Fithra Faisal, Senior Economist dari Samuel Sekuritas Indonesia. Minggu ini kita akan membahas sentimen pasar global yang memengaruhi pergerakan pasar, serta risiko pelemahan konsumsi di Indonesia.
Pekan lalu, terdapat kabar positif terkait cadangan devisa Indonesia yang melonjak hingga USD 5 miliar, mencapai USD 150 miliar, yang merupakan all-time high. Lonjakan ini membuka ruang bagi Bank Indonesia untuk menurunkan suku bunga, terutama jika The Fed juga menurunkan suku bunganya pada 18 September mendatang. Namun, sebagian besar dari cadangan devisa ini merupakan borrowed reserve, berasal dari sukuk global, obligasi global, dan pinjaman pemerintah, bukan dari surplus neraca perdagangan atau transaksi berjalan. Meski begitu, hal ini tetap menjadi peluang positif untuk menopang nilai tukar rupiah yang stabil dalam beberapa waktu terakhir.
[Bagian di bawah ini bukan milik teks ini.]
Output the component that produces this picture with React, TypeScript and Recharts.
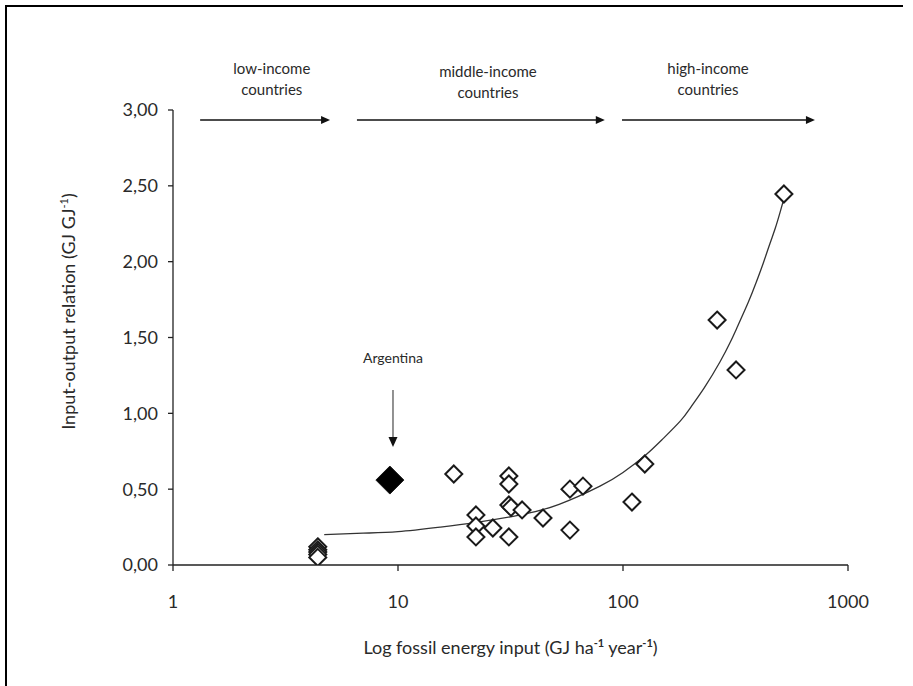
import React from 'react';
import {
  ComposedChart,
  XAxis,
  YAxis,
  Scatter,
  Line,
  ReferenceLine,
  ReferenceDot,
} from 'recharts';

// ---- data ----
const countryX = [
  4.4, 4.4, 4.4, 4.4, 4.4,
  17.7, 31.1, 31.1, 31.1, 31.8, 35.6, 44.1, 22.2, 22.2, 22.2, 26.4, 31.1,
  58.1, 66.4, 58.1, 109.6, 125, 262, 318, 519,
];
const countryY = [
  0.12, 0.1, 0.085, 0.07, 0.05,
  0.6, 0.587, 0.534, 0.396, 0.38, 0.363, 0.31, 0.33, 0.257, 0.185, 0.244, 0.185,
  0.5, 0.52, 0.23, 0.415, 0.666, 1.615, 1.286, 2.446,
];
const argentinaX = [9.2];
const argentinaY = [0.56];

const trendX = [4.7, 7, 10, 15.4, 22, 35, 52, 79, 100, 125, 150, 180, 200, 230, 270, 300, 320, 360, 390, 420, 450, 475, 500, 520];
const trendY = [0.2, 0.21, 0.22, 0.25, 0.28, 0.33, 0.40, 0.52, 0.61, 0.72, 0.83, 0.95, 1.04, 1.17, 1.34, 1.47, 1.56, 1.73, 1.86, 1.99, 2.12, 2.22, 2.33, 2.42];

const xTicks = [1, 10, 100, 1000];
const yTicks = [0, 0.5, 1, 1.5, 2, 2.5, 3];

const incomeLabels = [
  { line1: 'low-income', line2: 'countries', x: 2.75, y: 3.21 },
  { line1: 'middle-income', line2: 'countries', x: 25.1, y: 3.19 },
  { line1: 'high-income', line2: 'countries', x: 238.7, y: 3.21 },
];
const incomeArrows = [
  { from: 1.32, to: 4.99 },
  { from: 6.57, to: 83 },
  { from: 99, to: 713 },
];
const arrowY = 2.934;
const argentinaArrow = { x: 9.5, from: 1.154, to: 0.778 };
const argentinaLabel = { text: 'Argentina', x: 9.5, y: 1.365 };

const countries = countryX.map((x, i) => ({ x, y: countryY[i] }));
const argentina = argentinaX.map((x, i) => ({ x, y: argentinaY[i] }));
const trend = trendX.map((x, i) => ({ x, y: trendY[i] }));

const FONT = 'Lato, "Open Sans", sans-serif';
const TEXT = '#2a2a2a';

const Diamond = (half: number, fill: string) => (props: any) => {
  const { cx, cy } = props;
  if (cx == null || cy == null) return null;
  return (
    <path
      d={`M${cx},${cy - half}L${cx + half},${cy}L${cx},${cy + half}L${cx - half},${cy}Z`}
      fill={fill}
      stroke="#1a1a1a"
      strokeWidth={fill === '#fff' ? 2 : 1}
    />
  );
};

const HArrow = (props: any) => {
  const { x1, y1, x2, y2 } = props;
  return (
    <g>
      <line x1={x1} y1={y1} x2={x2 - 6} y2={y2} stroke="#111" strokeWidth={1.6} />
      <polygon points={`${x2},${y2} ${x2 - 9},${y2 - 4} ${x2 - 9},${y2 + 4}`} fill="#111" />
    </g>
  );
};

const VArrow = (props: any) => {
  const { x1, y1, x2, y2 } = props;
  return (
    <g>
      <line x1={x1} y1={y1} x2={x2} y2={y2 - 8} stroke="#777" strokeWidth={1.6} />
      <polygon points={`${x2},${y2} ${x2 - 4.5},${y2 - 10} ${x2 + 4.5},${y2 - 10}`} fill="#111" />
    </g>
  );
};

const xTitle = (props: any) => {
  const vb = props.viewBox;
  const cx = vb.x + vb.width / 2;
  return (
    <text x={cx} y={vb.y + 89} textAnchor="middle" fontFamily={FONT} fontSize={18} fill={TEXT}>
      Log fossil energy input (GJ ha
      <tspan dy={-7} fontSize={11} fontWeight="bold">-1</tspan>
      <tspan dy={7}> year</tspan>
      <tspan dy={-7} fontSize={11} fontWeight="bold">-1</tspan>
      <tspan dy={7}>)</tspan>
    </text>
  );
};

const yTitle = (props: any) => {
  const vb = props.viewBox;
  const x = vb.x - 38;
  const y = vb.y + vb.height / 2 - 26;
  return (
    <text
      x={x}
      y={y}
      textAnchor="middle"
      transform={`rotate(-90, ${x}, ${y})`}
      fontFamily={FONT}
      fontSize={18}
      fill={TEXT}
    >
      Input-output relation (GJ GJ
      <tspan dy={-7} fontSize={11}>-1</tspan>
      <tspan dy={7}>)</tspan>
    </text>
  );
};

const fmt = (v: number) => v.toFixed(2).replace('.', ',');

export default function App() {
  return (
    <div style={{ position: 'absolute', left: 0, top: 0, width: 913, height: 686, background: '#fff' }}>
      <div style={{ position: 'absolute', left: 0, top: 0 }}>
        <ComposedChart
          width={913}
          height={686}
          margin={{ top: 110, right: 65, bottom: 91, left: 113 }}
        >
          <XAxis
            dataKey="x"
            type="number"
            scale="log"
            domain={[1, 1000]}
            ticks={xTicks}
            allowDataOverflow
            height={30}
            tickSize={6}
            tickMargin={24}
            stroke="#222"
            strokeWidth={1.3}
            tick={{ fontSize: 18, fill: TEXT, fontFamily: FONT }}
            tickFormatter={(v: number) => String(v)}
            label={{ content: xTitle }}
          />
          <YAxis
            dataKey="y"
            type="number"
            domain={[0, 3]}
            ticks={yTicks}
            allowDataOverflow
            width={60}
            tickSize={5}
            tickMargin={10}
            stroke="#222"
            strokeWidth={1.3}
            tick={{ fontSize: 18, fill: TEXT, fontFamily: FONT }}
            tickFormatter={fmt}
            label={{ content: yTitle }}
          />
          {incomeArrows.map((a, i) => (
            <ReferenceLine
              key={`ia${i}`}
              segment={[{ x: a.from, y: arrowY }, { x: a.to, y: arrowY }]}
              shape={HArrow}
              ifOverflow="visible"
            />
          ))}
          {incomeLabels.map((l, i) => (
            <ReferenceDot
              key={`il${i}`}
              x={l.x}
              y={l.y}
              ifOverflow="visible"
              shape={(p: any) => (
                <text textAnchor="middle" fontFamily={FONT} fontSize={15} fill={TEXT}>
                  <tspan x={p.cx} y={p.cy - 4}>{l.line1}</tspan>
                  <tspan x={p.cx} y={p.cy + 17}>{l.line2}</tspan>
                </text>
              )}
            />
          ))}
          <ReferenceLine
            segment={[{ x: argentinaArrow.x, y: argentinaArrow.from }, { x: argentinaArrow.x, y: argentinaArrow.to }]}
            shape={VArrow}
            ifOverflow="visible"
          />
          <ReferenceDot
            x={argentinaLabel.x}
            y={argentinaLabel.y}
            ifOverflow="visible"
            shape={(p: any) => (
              <text x={p.cx} y={p.cy + 5} textAnchor="middle" fontFamily={FONT} fontSize={14} fill={TEXT}>
                {argentinaLabel.text}
              </text>
            )}
          />
          <Line
            data={trend}
            dataKey="y"
            type="natural"
            stroke="#333"
            strokeWidth={1.3}
            dot={false}
            activeDot={false}
            isAnimationActive={false}
          />
          <Scatter data={countries} shape={Diamond(8.5, '#fff')} isAnimationActive={false} />
          <Scatter data={argentina} shape={Diamond(14, '#000')} isAnimationActive={false} />
        </ComposedChart>
      </div>
      <div style={{ position: 'absolute', left: 5, top: 5, width: 898, height: 2, background: '#000' }} />
      <div style={{ position: 'absolute', left: 5, top: 5, width: 2, height: 681, background: '#000' }} />
    </div>
  );
}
Di sisi lain, terdapat perkembangan penting terkait inflasi. Angka inflasi terus turun, mencapai 2,12%, sedikit lebih rendah dari bulan sebelumnya (2,13%). Meski ini menjadi kabar baik dari perspektif Bank Indonesia, saya melihat ini sebagai sinyal pelemahan permintaan atau pelambatan konsumsi. Bahkan, dalam empat bulan terakhir, tren harga mengalami deflasi, yang mengindikasikan bahwa daya beli masyarakat sedang melambat. Sektor produksi juga menunjukkan sinyal kontraksi, dengan Purchasing Managers’ Index (PMI) sektor manufaktur turun selama dua bulan berturut-turut, dari 49,3 menjadi 48,9. Ini merupakan salah satu level terendah dalam tiga tahun terakhir.
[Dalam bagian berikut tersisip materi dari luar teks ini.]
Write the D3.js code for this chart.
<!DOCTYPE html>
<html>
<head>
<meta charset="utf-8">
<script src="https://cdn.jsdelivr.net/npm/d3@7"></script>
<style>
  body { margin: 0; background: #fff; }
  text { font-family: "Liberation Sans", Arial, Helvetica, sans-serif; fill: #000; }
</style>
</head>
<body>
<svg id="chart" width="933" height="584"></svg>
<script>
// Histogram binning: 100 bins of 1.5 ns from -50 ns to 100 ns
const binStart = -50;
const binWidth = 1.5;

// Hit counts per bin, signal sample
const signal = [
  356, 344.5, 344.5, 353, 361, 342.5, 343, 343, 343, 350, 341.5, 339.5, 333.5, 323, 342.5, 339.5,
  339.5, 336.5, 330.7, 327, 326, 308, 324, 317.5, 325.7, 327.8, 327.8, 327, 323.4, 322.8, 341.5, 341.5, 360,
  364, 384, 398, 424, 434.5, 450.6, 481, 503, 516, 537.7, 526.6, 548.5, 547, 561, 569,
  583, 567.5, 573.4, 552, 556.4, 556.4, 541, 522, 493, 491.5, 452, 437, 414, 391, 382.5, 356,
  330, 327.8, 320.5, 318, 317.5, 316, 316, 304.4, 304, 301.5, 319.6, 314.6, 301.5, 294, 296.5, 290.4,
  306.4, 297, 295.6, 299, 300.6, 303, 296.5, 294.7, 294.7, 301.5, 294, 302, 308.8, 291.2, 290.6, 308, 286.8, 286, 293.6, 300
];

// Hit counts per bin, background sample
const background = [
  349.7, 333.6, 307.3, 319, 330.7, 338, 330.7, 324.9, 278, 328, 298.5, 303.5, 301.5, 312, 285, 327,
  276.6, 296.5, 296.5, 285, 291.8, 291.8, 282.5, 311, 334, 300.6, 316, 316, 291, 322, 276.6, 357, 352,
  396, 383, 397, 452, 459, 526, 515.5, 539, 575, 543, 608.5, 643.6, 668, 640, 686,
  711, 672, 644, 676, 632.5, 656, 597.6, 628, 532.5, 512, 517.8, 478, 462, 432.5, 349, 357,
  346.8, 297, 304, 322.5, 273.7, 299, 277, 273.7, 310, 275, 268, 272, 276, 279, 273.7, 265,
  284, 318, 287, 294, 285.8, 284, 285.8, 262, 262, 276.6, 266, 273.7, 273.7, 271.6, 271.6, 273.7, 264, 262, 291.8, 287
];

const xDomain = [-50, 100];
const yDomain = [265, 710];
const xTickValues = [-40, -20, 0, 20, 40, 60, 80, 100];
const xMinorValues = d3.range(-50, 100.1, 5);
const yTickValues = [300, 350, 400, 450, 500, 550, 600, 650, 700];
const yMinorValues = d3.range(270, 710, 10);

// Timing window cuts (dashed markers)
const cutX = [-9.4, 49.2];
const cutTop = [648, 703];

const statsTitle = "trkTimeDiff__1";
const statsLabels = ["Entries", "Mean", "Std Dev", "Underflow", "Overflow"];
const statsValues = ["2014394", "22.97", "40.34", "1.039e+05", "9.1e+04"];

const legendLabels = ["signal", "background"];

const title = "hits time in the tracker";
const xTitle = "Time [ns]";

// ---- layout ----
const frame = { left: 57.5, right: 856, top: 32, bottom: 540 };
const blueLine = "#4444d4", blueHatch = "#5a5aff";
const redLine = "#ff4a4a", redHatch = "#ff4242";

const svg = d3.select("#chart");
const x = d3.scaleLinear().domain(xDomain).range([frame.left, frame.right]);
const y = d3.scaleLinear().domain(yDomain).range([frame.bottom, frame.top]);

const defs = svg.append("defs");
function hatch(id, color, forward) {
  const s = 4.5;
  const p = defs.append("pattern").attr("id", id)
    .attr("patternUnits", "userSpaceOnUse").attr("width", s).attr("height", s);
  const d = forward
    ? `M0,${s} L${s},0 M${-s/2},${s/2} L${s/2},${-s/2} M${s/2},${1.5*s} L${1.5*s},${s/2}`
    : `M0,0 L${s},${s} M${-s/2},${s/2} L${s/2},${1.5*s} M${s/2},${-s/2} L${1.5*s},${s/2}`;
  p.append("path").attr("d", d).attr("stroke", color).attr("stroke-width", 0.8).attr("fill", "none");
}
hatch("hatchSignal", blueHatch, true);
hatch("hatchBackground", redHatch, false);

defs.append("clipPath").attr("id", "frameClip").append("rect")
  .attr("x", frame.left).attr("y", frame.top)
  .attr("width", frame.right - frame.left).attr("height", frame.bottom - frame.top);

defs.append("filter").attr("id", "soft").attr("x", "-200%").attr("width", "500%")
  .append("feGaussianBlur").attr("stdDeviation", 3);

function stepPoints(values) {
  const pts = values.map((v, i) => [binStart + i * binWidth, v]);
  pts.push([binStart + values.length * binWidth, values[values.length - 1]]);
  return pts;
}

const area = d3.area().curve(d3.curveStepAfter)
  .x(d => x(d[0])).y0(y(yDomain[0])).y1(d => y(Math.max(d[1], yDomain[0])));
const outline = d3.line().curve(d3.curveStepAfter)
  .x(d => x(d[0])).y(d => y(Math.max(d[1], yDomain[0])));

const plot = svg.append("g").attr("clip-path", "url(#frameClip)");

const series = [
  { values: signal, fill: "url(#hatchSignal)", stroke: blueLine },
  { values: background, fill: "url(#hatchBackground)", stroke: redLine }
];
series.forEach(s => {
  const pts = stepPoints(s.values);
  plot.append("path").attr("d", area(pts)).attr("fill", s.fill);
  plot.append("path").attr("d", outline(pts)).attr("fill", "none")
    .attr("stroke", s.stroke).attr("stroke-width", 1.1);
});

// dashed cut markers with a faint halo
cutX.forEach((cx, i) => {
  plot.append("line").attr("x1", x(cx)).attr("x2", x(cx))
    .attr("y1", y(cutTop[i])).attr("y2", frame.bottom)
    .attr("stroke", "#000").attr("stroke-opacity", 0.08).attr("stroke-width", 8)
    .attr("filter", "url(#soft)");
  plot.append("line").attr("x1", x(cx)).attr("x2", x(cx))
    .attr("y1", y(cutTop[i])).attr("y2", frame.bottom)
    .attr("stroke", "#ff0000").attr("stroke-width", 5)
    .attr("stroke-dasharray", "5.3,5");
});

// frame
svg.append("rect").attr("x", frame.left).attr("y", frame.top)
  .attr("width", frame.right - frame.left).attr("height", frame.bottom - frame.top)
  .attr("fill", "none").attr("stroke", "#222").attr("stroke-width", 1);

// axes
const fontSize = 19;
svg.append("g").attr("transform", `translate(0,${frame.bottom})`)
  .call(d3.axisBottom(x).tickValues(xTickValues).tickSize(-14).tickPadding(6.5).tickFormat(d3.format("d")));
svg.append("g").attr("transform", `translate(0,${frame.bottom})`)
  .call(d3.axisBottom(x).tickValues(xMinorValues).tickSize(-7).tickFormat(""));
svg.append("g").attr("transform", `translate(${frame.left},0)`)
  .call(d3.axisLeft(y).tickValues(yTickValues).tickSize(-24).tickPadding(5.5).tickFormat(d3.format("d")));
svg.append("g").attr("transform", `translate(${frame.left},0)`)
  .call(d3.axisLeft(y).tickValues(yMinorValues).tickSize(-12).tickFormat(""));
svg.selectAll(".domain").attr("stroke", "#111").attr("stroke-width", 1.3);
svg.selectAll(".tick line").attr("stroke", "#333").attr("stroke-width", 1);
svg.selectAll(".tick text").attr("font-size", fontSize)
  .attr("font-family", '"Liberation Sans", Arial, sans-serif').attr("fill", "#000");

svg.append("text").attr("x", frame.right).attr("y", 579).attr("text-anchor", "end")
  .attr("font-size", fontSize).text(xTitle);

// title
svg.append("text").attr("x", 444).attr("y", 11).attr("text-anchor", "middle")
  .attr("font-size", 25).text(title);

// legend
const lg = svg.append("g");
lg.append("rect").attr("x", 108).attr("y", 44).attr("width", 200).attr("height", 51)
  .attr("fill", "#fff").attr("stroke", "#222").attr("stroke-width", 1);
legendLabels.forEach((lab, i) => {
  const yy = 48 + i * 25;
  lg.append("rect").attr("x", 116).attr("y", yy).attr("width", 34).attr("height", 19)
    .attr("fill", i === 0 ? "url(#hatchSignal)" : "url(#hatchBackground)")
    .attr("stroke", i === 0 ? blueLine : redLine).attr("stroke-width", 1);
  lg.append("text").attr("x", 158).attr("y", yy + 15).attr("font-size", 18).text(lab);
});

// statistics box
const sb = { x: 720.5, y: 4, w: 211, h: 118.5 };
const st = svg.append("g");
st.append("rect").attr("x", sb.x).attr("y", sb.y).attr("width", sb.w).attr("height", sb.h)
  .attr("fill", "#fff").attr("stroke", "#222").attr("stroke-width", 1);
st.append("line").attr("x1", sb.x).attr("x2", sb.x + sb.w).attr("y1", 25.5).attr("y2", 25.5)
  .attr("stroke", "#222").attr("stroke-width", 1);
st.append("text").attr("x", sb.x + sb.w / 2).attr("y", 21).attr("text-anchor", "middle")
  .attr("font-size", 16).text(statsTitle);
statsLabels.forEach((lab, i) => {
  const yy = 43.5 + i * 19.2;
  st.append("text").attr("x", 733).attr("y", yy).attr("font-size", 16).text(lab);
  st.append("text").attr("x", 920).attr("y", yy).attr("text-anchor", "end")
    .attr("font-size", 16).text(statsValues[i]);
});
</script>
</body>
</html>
Kombinasi antara pelemahan permintaan dan kontraksi produksi ini perlu diwaspadai, meski nilai tukar rupiah masih stabil. Dengan demikian, kita harus melihat langkah-langkah kebijakan yang akan diambil The Fed dan dampaknya terhadap aliran modal asing ke Indonesia. Diharapkan, masuknya modal dapat memperbaiki nilai tukar dan mendukung pemulihan ekonomi nasional.
Dalam pasar keuangan, sentimen di AS juga menjadi perhatian. Meskipun ada kekhawatiran resesi sebelumnya, data ekonomi AS, seperti PMI Services dan nonfarm payroll, menunjukkan pertumbuhan yang solid. Oleh karena itu, jika The Fed menurunkan suku bunganya, ini lebih karena stabilitas daripada tanda pelambatan ekonomi. Pasar obligasi di Indonesia tetap dalam kondisi baik dengan yield sekitar 6,6-6,7%. Namun, aliran dana asing kemungkinan tidak akan sebesar pekan-pekan sebelumnya karena sebagian besar sentimen positif sudah diantisipasi oleh pasar.
Secara keseluruhan, meski ada peluang pertumbuhan di pasar saham dan obligasi dalam jangka pendek, kita harus tetap waspada terhadap risiko pelemahan konsumsi domestik yang bisa membatasi pemulihan ekonomi lebih lanjut.